__Request__: Output every line of the material exactly, omitting images.

__Material provided__:

################

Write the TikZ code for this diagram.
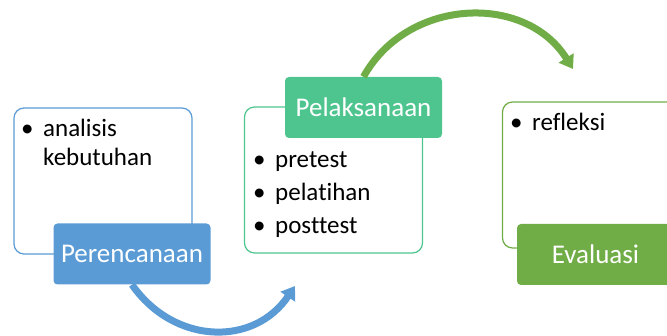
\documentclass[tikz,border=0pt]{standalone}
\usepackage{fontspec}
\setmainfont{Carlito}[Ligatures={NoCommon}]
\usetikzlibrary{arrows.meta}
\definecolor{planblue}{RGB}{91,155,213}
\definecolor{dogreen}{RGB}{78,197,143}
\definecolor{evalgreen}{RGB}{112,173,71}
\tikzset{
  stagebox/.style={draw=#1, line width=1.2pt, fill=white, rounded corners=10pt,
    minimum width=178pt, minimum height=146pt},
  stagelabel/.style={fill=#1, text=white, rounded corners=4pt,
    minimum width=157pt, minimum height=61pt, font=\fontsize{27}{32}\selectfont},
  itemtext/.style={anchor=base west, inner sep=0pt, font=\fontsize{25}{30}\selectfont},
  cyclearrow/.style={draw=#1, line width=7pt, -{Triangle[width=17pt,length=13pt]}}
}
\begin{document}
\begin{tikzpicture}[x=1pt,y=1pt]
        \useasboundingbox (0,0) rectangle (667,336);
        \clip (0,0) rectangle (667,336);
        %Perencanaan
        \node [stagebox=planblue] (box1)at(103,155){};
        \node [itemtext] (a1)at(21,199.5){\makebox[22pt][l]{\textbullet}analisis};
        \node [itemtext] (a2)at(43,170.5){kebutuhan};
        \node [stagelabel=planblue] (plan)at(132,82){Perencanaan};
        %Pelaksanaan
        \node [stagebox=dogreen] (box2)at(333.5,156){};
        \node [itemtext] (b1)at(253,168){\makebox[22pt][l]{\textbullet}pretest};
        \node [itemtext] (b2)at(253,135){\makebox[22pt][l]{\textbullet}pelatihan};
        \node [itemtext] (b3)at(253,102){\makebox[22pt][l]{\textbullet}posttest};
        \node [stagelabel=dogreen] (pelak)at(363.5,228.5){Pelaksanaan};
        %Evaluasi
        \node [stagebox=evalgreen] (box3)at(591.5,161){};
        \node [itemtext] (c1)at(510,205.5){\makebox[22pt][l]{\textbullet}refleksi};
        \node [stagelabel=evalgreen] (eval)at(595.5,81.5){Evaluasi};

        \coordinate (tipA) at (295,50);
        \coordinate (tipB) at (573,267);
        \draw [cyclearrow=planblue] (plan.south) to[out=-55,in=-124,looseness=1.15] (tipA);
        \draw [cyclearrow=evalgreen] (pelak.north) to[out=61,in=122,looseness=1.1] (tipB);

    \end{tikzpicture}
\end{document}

################

__Worked solution__:
Write the TikZ code for this diagram.
\documentclass[tikz,border=0pt]{standalone}
\usepackage{fontspec}
\setmainfont{Carlito}[Ligatures={NoCommon}]
\usetikzlibrary{arrows.meta}
\definecolor{planblue}{RGB}{91,155,213}
\definecolor{dogreen}{RGB}{78,197,143}
\definecolor{evalgreen}{RGB}{112,173,71}
\tikzset{
  stagebox/.style={draw=#1, line width=1.2pt, fill=white, rounded corners=10pt,
    minimum width=178pt, minimum height=146pt},
  stagelabel/.style={fill=#1, text=white, rounded corners=4pt,
    minimum width=157pt, minimum height=61pt, font=\fontsize{27}{32}\selectfont},
  itemtext/.style={anchor=base west, inner sep=0pt, font=\fontsize{25}{30}\selectfont},
  cyclearrow/.style={draw=#1, line width=7pt, -{Triangle[width=17pt,length=13pt]}}
}
\begin{document}
\begin{tikzpicture}[x=1pt,y=1pt]
        \useasboundingbox (0,0) rectangle (667,336);
        \clip (0,0) rectangle (667,336);
        %Perencanaan
        \node [stagebox=planblue] (box1)at(103,155){};
        \node [itemtext] (a1)at(21,199.5){\makebox[22pt][l]{\textbullet}analisis};
        \node [itemtext] (a2)at(43,170.5){kebutuhan};
        \node [stagelabel=planblue] (plan)at(132,82){Perencanaan};
        %Pelaksanaan
        \node [stagebox=dogreen] (box2)at(333.5,156){};
        \node [itemtext] (b1)at(253,168){\makebox[22pt][l]{\textbullet}pretest};
        \node [itemtext] (b2)at(253,135){\makebox[22pt][l]{\textbullet}pelatihan};
        \node [itemtext] (b3)at(253,102){\makebox[22pt][l]{\textbullet}posttest};
        \node [stagelabel=dogreen] (pelak)at(363.5,228.5){Pelaksanaan};
        %Evaluasi
        \node [stagebox=evalgreen] (box3)at(591.5,161){};
        \node [itemtext] (c1)at(510,205.5){\makebox[22pt][l]{\textbullet}refleksi};
        \node [stagelabel=evalgreen] (eval)at(595.5,81.5){Evaluasi};

        \coordinate (tipA) at (295,50);
        \coordinate (tipB) at (573,267);
        \draw [cyclearrow=planblue] (plan.south) to[out=-55,in=-124,looseness=1.15] (tipA);
        \draw [cyclearrow=evalgreen] (pelak.north) to[out=61,in=122,looseness=1.1] (tipB);

    \end{tikzpicture}
\end{document}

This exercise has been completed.